Being the president of a national security foundation has its perks. One of them, according to Joe Cirincione, is convincing the interesting people you meet in the conference room to join you in the podcast studio.
This is precisely what happened with Lyric Thompson, the director of policy and advocacy at the International Center for Research on Women. Thompson’s organization is in the middle of a big project: providing the intellectual framework for a feminist foreign policy.
Her interview in the second part of the show provides a stark contrast with the problems discussed in the first part. In Early Warning and then in this week’s Question & Answer section, Michelle Dover, Hans Kristensen, Tom Collina and Joe Cirincione review four key problems with the current nuclear policy.
These include the impending collapse of the last remaining nuclear restraint treaty (New START), the exploding nuclear weapons budget, the deployment of new “more usable” weapons on US submarines, and the risks of keeping scores of American nuclear weapons in Europe.
Thompson is working on an alternative policy. She explained why on the show.

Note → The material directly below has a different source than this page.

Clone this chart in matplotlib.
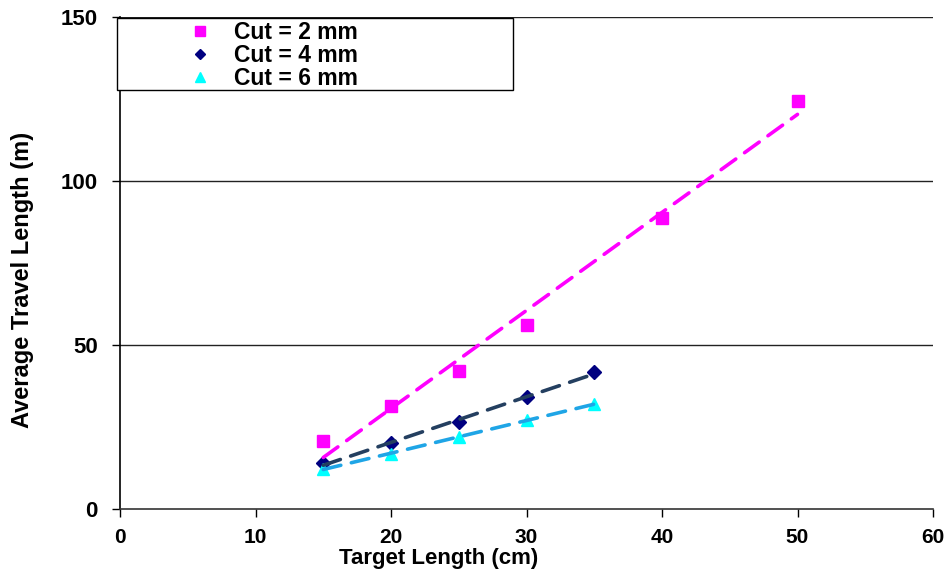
"""Average travel length vs target length for three cut sizes."""

import matplotlib

matplotlib.use("Agg")

import matplotlib.pyplot as plt
from matplotlib.lines import Line2D
from matplotlib.patches import Rectangle
import numpy as np


plt.rcParams["font.family"] = ["Liberation Sans", "DejaVu Sans"]
plt.rcParams["font.weight"] = "bold"

X_CUT2 = [15, 20, 25, 30, 40, 50]
Y_CUT2 = [20.7, 31.4, 42.0, 56.0, 88.7, 124.4]
X_CUT4 = [15, 20, 25, 30, 35]
Y_CUT4 = [14.0, 20.0, 26.5, 34.0, 41.8]
X_CUT6 = [15, 20, 25, 30, 35]
Y_CUT6 = [12.2, 16.8, 22.0, 27.0, 32.0]
LABELS = ["Cut = 2 mm", "Cut = 4 mm", "Cut = 6 mm"]

SERIES = [
    (X_CUT2, Y_CUT2, "s", "#FF00FF", "#FF00FF", 9),
    (X_CUT4, Y_CUT4, "D", "#000080", "#243F60", 7),
    (X_CUT6, Y_CUT6, "^", "#00FFFF", "#1FA5E6", 9),
]

W, H = 951, 577
AX_L, AX_R, AX_T, AX_B = 120, 933, 17, 509


def main() -> None:
    fig = plt.figure(figsize=(W / 100, H / 100), dpi=100)
    ax = fig.add_axes([AX_L / W, 1 - AX_B / H, (AX_R - AX_L) / W, (AX_B - AX_T) / H])

    for yv in (50, 100, 150):
        ax.axhline(yv, color="#222222", linewidth=1.0, zorder=1)

    handles = []
    for (xs, ys, marker, mcolor, lcolor, ms), label in zip(SERIES, LABELS):
        xs = np.asarray(xs, dtype=float)
        ys = np.asarray(ys, dtype=float)
        ax.plot(xs, ys, linestyle="none", marker=marker, color=mcolor, markersize=ms, zorder=3)
        slope, intercept = np.polyfit(xs, ys, 1)
        xf = np.array([xs.min(), xs.max()])
        ax.plot(xf, slope * xf + intercept, color=lcolor, linewidth=2.6, dashes=(5, 3),
                dash_capstyle="round", zorder=4)
        handles.append(Line2D([], [], linestyle="none", marker=marker, color=mcolor,
                              markersize=ms - 1.5, label=label))

    ax.set_xlim(0, 60)
    ax.set_ylim(0, 150)
    ax.set_xticks(np.arange(0, 61, 10))
    ax.set_yticks([0, 50, 100, 150])
    ax.tick_params(axis="x", direction="out", length=6, width=1, labelsize=15, pad=8)
    ax.tick_params(axis="y", direction="out", length=6, width=1, labelsize=16, pad=10)
    for lab in ax.get_xticklabels() + ax.get_yticklabels():
        lab.set_fontweight("bold")
    ax.spines["top"].set_visible(False)
    ax.spines["right"].set_visible(False)
    ax.spines["left"].set_linewidth(1.2)
    ax.spines["bottom"].set_linewidth(1.2)
    ax.spines["bottom"].set_color("#333333")

    ax.set_xlabel("Target Length (cm)", fontsize=16, fontweight="bold")
    ax.xaxis.set_label_coords((439 - AX_L) / (AX_R - AX_L), -(548 - AX_B) / (AX_B - AX_T))
    ax.set_ylabel("Average Travel Length (m)", fontsize=17, fontweight="bold")
    ax.yaxis.set_label_coords(-(AX_L - 34) / (AX_R - AX_L), (AX_B - 280) / (AX_B - AX_T))

    fig.patches.append(Rectangle((117 / W, 1 - 90 / H), (513 - 117) / W, (90 - 18) / H,
                                 transform=fig.transFigure, facecolor="white", edgecolor="black",
                                 linewidth=1.0, zorder=5))
    leg = fig.legend(handles=handles, loc="upper left", bbox_to_anchor=(178 / W, 1 - 10 / H),
                     frameon=False, prop={"weight": "bold", "size": 16.5},
                     handlelength=0.9, handletextpad=1.05, labelspacing=0.0, borderpad=0.0)
    leg.set_zorder(6)

    fig.savefig("out.png", dpi=100, facecolor="white")
    plt.close(fig)


if __name__ == "__main__":
    main()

“We got the best and brightest researchers, advocates, and thinkers together” to develop a better policy. “We want a peaceful planet. We want environmental integrity, we want gender equality,” she said.
“It’s about defense,” Thompson continued. “It’s about trade. We want a coherent approach that articulates what you are going to do differently toward those goals, and how you are going to apply it across all streams of foreign policy.”
There are antecedents for this way of thinking, including UN Security Resolution 1325, which is the cornerstone of the women, peace, and security agenda. Thompson and her colleagues are just beginning to apply this approach to a broader set of economic and security issues in the forthcoming report, Towards a Feminist Foreign Policy for the United States.
“What I find so striking about this work,” said Michelle Dover, “is how it is trying to imagine what this world is that we want to see.” That “positive vision,” continued Dover, is coming at a particularly bleak time in American policy circles.
Which makes the resilient optimism of people pushing this issue all the more surprising, agreed Thompson.